EXERCISE REQUIREMENTS
Give only the count of lines containing "source".

— Start THE RECORDS —

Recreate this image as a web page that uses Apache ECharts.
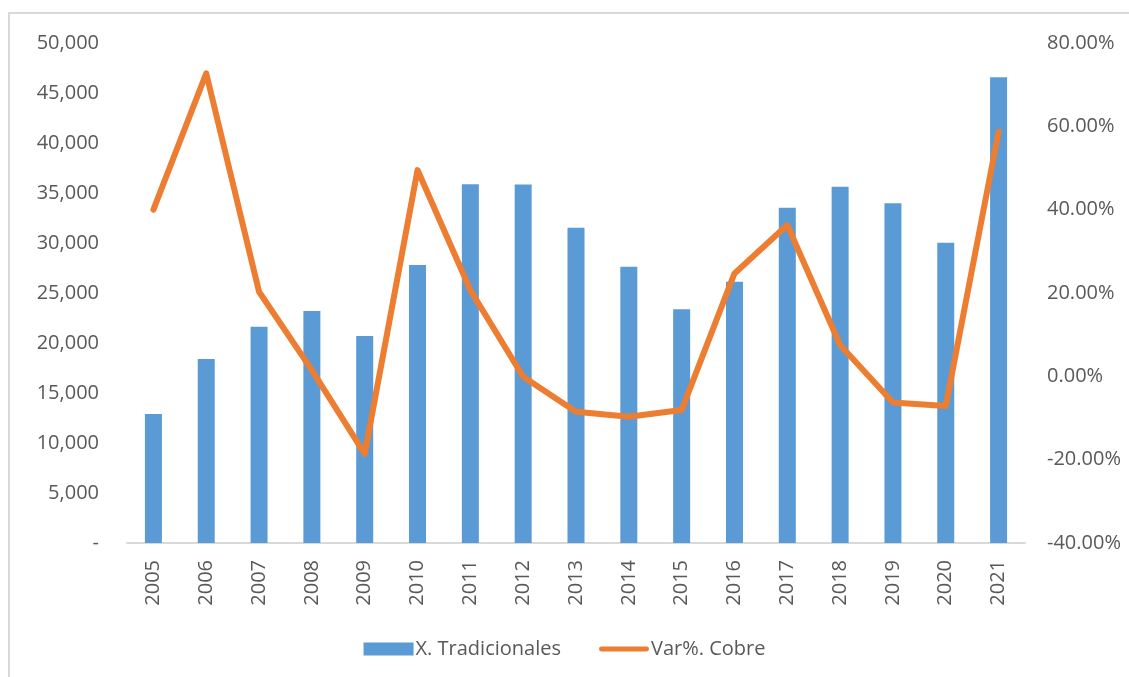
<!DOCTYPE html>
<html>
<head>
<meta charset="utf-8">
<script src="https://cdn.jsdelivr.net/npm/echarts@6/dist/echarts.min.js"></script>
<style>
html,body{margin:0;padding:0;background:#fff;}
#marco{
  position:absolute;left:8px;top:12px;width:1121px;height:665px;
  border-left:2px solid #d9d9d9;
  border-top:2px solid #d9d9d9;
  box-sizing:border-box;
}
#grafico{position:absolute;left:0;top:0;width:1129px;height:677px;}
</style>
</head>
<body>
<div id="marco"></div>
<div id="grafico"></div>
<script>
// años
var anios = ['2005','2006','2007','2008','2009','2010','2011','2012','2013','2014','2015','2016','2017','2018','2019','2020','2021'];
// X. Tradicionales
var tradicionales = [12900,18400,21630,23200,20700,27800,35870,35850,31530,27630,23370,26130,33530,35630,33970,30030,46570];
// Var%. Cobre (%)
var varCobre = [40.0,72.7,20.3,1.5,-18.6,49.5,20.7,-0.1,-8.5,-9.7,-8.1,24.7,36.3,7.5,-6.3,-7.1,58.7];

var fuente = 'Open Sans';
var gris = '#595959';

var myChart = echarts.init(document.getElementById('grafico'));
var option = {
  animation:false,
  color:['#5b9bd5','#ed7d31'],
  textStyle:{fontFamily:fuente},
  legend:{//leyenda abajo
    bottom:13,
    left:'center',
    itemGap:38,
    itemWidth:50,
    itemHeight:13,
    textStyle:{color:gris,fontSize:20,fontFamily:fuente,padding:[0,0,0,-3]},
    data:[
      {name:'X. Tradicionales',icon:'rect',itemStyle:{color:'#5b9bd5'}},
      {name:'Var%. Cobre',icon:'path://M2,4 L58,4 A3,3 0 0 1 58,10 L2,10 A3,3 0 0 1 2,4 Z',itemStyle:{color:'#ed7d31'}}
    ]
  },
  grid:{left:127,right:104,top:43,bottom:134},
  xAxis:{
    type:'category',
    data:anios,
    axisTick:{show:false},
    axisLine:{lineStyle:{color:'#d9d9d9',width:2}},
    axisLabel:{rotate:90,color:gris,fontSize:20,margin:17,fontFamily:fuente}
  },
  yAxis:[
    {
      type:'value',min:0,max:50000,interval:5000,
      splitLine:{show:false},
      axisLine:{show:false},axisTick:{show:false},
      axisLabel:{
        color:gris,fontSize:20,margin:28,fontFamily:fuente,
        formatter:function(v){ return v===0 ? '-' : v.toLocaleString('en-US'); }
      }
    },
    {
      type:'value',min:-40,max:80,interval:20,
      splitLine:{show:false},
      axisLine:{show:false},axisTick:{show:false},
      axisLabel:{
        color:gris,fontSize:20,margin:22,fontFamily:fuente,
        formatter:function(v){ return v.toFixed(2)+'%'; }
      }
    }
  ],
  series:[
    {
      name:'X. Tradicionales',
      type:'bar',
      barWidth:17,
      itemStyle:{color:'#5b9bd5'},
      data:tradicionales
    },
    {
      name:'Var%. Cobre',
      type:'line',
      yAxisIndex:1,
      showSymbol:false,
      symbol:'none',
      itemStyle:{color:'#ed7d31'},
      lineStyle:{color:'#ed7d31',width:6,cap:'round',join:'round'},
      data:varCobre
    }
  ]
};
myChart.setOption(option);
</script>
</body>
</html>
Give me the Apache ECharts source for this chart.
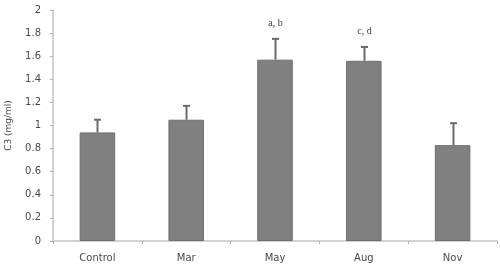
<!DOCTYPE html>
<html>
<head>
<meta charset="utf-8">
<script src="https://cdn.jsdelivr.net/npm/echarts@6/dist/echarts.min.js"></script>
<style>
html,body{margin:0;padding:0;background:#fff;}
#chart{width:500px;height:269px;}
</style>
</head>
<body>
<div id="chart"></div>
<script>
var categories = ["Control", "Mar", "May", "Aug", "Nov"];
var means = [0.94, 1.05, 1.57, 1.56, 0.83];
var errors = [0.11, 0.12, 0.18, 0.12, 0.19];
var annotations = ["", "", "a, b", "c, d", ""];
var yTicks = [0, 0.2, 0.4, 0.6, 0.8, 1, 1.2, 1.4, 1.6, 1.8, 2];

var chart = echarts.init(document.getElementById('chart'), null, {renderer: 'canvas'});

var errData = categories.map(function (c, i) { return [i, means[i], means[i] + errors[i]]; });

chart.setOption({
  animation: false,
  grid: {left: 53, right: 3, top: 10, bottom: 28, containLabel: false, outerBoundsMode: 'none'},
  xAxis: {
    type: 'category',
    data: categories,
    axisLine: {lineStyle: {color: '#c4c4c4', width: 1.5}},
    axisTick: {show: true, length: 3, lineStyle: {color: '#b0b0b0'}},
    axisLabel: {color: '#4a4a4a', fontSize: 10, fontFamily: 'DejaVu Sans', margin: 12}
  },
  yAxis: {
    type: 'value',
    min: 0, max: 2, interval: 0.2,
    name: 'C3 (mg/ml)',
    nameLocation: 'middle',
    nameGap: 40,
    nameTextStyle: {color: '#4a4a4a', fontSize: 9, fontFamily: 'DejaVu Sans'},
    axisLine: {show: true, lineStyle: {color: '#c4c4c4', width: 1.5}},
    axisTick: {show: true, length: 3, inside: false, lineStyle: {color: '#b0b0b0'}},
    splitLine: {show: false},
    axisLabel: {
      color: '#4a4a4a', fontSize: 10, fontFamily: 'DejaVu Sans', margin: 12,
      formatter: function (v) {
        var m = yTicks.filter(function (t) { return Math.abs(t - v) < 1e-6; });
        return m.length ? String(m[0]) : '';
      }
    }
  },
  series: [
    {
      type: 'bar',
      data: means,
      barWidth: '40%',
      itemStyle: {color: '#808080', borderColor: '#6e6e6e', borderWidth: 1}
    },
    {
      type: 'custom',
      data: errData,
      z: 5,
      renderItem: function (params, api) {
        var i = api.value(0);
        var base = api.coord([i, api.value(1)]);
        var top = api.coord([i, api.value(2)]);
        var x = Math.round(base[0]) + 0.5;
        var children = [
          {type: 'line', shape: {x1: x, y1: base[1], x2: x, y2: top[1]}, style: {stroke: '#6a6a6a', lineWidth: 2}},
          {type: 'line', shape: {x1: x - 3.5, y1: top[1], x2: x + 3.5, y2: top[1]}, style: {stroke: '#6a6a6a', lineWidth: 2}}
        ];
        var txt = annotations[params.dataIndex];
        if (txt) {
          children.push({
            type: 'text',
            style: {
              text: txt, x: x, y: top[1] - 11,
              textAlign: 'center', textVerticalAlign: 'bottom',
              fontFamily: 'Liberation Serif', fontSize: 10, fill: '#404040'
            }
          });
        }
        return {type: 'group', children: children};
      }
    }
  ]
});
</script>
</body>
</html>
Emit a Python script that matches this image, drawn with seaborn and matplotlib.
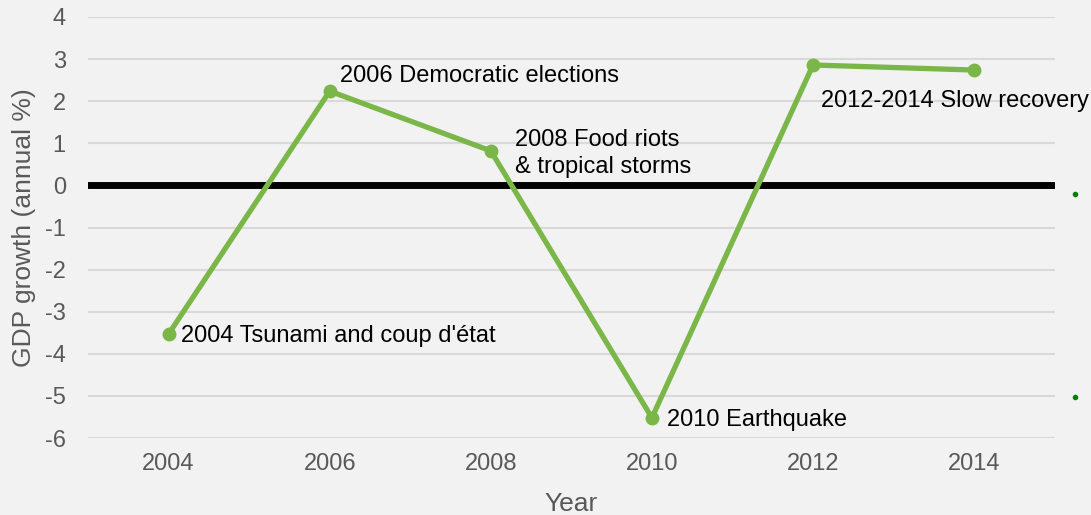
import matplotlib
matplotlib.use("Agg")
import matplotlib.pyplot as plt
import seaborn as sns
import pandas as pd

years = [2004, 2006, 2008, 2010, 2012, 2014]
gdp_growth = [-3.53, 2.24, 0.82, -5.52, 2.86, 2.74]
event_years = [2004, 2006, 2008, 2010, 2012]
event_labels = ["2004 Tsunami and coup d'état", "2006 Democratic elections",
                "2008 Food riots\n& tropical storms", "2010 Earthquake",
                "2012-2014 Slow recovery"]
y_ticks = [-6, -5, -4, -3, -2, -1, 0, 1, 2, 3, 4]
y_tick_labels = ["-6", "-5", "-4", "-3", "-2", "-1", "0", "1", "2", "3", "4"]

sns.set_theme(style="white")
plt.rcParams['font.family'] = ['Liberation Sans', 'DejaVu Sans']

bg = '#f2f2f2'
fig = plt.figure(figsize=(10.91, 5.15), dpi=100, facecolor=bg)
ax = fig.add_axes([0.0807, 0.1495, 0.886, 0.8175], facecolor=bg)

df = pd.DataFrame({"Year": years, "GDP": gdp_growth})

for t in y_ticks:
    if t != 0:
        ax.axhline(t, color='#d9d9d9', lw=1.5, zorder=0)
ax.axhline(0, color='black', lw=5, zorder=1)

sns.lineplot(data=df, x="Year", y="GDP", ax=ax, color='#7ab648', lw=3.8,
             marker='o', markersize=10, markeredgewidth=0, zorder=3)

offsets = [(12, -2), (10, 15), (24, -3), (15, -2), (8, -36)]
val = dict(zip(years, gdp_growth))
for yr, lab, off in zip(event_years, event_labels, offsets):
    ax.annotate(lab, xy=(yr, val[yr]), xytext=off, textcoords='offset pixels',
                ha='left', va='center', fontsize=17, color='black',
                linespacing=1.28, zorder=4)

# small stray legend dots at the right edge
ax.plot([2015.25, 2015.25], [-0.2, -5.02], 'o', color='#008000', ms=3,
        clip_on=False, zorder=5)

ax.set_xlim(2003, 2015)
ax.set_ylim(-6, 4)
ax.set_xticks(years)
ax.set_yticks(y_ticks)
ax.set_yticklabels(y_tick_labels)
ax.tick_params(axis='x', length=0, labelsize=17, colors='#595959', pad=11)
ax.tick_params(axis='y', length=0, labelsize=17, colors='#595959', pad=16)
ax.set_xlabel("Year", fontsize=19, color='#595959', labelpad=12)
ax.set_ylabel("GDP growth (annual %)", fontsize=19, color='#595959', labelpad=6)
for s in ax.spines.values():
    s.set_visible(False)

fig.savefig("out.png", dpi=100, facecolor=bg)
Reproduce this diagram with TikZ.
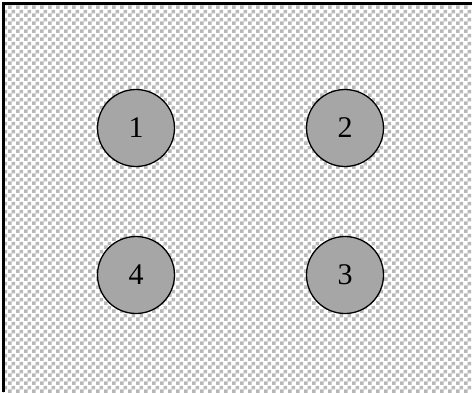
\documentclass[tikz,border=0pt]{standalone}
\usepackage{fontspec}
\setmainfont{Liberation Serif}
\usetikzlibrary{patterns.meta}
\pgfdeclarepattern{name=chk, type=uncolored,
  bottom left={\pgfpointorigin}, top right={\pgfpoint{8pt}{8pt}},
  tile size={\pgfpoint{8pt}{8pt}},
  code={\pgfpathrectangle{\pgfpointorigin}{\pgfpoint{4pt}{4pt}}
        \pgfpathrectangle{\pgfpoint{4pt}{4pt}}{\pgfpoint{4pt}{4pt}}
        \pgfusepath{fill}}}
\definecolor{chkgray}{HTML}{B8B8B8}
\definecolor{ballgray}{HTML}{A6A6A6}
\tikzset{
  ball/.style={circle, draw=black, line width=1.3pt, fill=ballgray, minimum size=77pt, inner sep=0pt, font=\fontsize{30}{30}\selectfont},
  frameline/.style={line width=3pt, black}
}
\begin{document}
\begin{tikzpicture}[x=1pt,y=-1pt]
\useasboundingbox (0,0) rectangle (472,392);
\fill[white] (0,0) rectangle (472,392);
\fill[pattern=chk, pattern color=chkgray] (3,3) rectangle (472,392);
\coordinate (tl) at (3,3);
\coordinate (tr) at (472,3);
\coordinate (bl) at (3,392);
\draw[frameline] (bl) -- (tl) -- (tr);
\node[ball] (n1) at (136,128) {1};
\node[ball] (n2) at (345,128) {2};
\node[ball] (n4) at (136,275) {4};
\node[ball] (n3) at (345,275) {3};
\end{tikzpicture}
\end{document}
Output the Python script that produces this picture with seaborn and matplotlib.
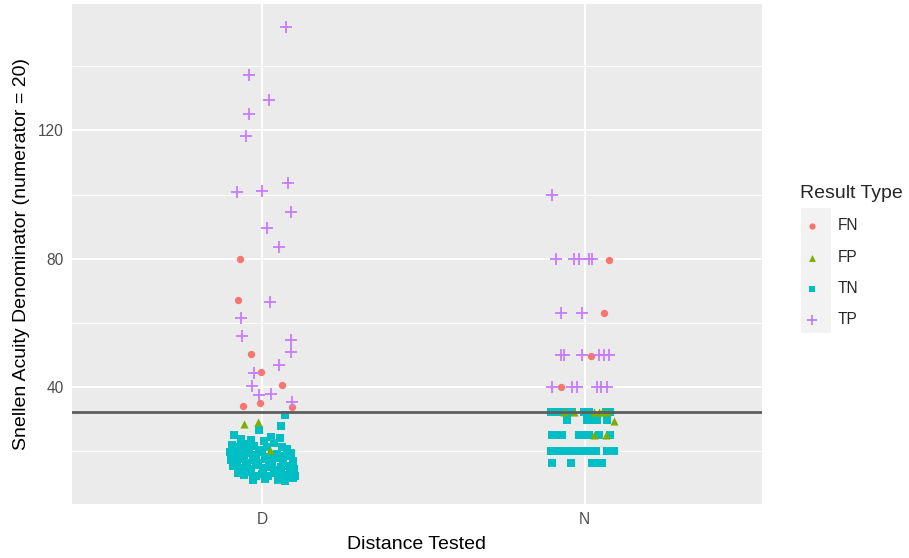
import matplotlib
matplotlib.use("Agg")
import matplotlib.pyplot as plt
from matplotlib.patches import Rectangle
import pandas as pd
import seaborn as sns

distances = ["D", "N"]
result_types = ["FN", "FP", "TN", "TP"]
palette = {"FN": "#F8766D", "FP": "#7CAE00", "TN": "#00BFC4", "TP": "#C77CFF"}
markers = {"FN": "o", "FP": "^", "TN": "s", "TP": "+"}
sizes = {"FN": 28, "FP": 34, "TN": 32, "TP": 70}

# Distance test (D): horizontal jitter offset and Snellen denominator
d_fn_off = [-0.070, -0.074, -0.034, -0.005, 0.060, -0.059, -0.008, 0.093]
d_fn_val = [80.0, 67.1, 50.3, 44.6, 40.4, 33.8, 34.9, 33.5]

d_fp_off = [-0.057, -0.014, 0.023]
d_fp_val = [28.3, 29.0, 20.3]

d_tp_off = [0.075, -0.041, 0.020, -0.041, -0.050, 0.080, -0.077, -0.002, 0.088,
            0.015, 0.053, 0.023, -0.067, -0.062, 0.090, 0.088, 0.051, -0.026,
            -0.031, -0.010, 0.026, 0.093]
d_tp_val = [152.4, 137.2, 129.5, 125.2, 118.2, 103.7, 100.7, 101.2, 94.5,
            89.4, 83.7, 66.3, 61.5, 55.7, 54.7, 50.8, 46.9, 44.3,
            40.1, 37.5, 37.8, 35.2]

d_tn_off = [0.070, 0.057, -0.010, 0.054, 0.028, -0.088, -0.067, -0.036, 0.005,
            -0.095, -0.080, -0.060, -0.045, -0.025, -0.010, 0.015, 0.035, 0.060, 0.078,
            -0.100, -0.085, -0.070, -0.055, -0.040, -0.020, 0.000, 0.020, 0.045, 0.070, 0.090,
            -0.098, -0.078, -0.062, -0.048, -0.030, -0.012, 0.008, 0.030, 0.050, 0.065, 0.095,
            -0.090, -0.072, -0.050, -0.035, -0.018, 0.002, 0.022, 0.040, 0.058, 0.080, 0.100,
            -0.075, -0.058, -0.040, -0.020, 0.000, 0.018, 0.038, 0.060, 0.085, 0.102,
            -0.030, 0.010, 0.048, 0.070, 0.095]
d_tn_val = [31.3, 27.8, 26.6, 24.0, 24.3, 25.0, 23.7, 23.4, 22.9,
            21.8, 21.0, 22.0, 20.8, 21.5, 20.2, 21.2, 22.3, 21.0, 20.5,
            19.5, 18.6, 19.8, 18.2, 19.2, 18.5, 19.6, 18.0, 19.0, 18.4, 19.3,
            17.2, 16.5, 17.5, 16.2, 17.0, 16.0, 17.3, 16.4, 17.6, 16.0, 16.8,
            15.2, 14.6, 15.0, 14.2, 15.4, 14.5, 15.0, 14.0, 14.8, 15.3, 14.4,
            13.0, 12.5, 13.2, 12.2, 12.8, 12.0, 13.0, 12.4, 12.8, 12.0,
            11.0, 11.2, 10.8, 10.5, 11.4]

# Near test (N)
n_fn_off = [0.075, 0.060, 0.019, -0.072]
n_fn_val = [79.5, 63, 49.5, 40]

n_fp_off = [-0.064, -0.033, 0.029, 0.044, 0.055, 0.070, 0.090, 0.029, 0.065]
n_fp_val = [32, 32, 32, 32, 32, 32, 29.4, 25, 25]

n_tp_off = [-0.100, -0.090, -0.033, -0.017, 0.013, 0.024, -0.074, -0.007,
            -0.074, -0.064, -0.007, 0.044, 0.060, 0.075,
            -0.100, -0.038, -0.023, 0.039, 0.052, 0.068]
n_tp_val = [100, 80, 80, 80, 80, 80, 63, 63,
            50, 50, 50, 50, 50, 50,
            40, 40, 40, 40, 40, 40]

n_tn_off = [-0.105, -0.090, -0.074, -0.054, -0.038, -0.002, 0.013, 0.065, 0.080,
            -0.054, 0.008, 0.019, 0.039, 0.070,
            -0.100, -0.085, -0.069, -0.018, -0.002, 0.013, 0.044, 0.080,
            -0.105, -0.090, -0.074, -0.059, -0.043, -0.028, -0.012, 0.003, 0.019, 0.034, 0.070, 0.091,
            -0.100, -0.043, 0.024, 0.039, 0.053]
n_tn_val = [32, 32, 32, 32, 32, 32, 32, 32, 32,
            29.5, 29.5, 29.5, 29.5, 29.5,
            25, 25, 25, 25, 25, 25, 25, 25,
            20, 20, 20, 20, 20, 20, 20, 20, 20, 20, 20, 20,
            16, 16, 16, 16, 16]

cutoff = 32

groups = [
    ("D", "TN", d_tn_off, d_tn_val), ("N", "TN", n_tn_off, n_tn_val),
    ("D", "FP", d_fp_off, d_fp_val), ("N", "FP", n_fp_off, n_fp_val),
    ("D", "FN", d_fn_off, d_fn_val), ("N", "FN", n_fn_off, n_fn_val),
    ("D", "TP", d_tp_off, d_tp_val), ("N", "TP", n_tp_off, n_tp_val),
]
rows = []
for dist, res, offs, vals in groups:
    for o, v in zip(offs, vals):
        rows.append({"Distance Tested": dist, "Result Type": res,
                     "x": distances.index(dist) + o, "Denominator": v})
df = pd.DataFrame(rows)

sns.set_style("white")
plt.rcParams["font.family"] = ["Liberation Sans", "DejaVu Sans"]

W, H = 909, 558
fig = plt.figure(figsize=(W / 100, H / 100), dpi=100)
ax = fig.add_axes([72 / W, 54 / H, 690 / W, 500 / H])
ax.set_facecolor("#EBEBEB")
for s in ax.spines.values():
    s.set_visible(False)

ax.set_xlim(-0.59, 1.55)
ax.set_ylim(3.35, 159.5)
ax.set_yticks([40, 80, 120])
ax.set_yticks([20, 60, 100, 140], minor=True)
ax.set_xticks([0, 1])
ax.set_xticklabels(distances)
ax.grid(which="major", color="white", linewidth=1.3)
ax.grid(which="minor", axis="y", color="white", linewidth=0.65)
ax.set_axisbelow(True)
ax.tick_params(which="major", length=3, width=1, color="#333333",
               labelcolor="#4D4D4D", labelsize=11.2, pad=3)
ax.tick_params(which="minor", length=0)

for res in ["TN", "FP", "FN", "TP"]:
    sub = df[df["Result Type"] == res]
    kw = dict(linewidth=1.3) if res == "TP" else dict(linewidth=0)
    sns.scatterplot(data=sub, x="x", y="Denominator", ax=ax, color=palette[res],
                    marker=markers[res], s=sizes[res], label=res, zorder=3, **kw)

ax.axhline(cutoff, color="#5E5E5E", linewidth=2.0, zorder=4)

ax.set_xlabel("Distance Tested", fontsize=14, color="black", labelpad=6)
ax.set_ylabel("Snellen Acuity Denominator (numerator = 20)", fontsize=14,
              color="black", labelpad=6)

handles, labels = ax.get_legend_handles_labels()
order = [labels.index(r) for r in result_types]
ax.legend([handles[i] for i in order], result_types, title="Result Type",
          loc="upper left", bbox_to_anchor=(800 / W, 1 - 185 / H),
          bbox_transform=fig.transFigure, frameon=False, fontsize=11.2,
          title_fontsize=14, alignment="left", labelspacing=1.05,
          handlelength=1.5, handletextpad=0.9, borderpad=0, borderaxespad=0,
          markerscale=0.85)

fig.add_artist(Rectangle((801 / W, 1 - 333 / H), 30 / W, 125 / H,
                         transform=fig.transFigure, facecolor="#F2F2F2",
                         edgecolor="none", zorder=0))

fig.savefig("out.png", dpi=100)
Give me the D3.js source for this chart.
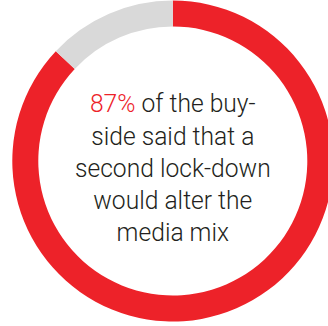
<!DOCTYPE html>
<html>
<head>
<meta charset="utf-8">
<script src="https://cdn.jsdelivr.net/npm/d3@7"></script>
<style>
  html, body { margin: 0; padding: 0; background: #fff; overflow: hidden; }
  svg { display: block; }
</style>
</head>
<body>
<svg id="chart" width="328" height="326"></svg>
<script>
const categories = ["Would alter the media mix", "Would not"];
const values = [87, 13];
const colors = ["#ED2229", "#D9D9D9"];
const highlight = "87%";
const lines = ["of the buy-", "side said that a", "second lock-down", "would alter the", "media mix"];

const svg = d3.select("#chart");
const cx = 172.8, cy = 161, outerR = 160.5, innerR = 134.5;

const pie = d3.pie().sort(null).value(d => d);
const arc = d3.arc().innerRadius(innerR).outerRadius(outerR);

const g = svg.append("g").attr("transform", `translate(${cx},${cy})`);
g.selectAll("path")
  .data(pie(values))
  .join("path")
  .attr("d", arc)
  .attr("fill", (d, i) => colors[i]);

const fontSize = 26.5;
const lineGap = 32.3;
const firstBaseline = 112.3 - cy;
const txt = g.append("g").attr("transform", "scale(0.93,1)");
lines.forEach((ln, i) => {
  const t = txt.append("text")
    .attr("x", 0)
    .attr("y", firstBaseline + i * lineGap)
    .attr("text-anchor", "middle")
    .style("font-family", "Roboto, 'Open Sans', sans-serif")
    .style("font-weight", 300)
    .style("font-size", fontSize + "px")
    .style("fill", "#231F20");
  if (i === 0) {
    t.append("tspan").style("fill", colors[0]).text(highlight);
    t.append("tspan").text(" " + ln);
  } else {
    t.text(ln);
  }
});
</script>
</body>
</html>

— End THE RECORDS —

SOLUTION
2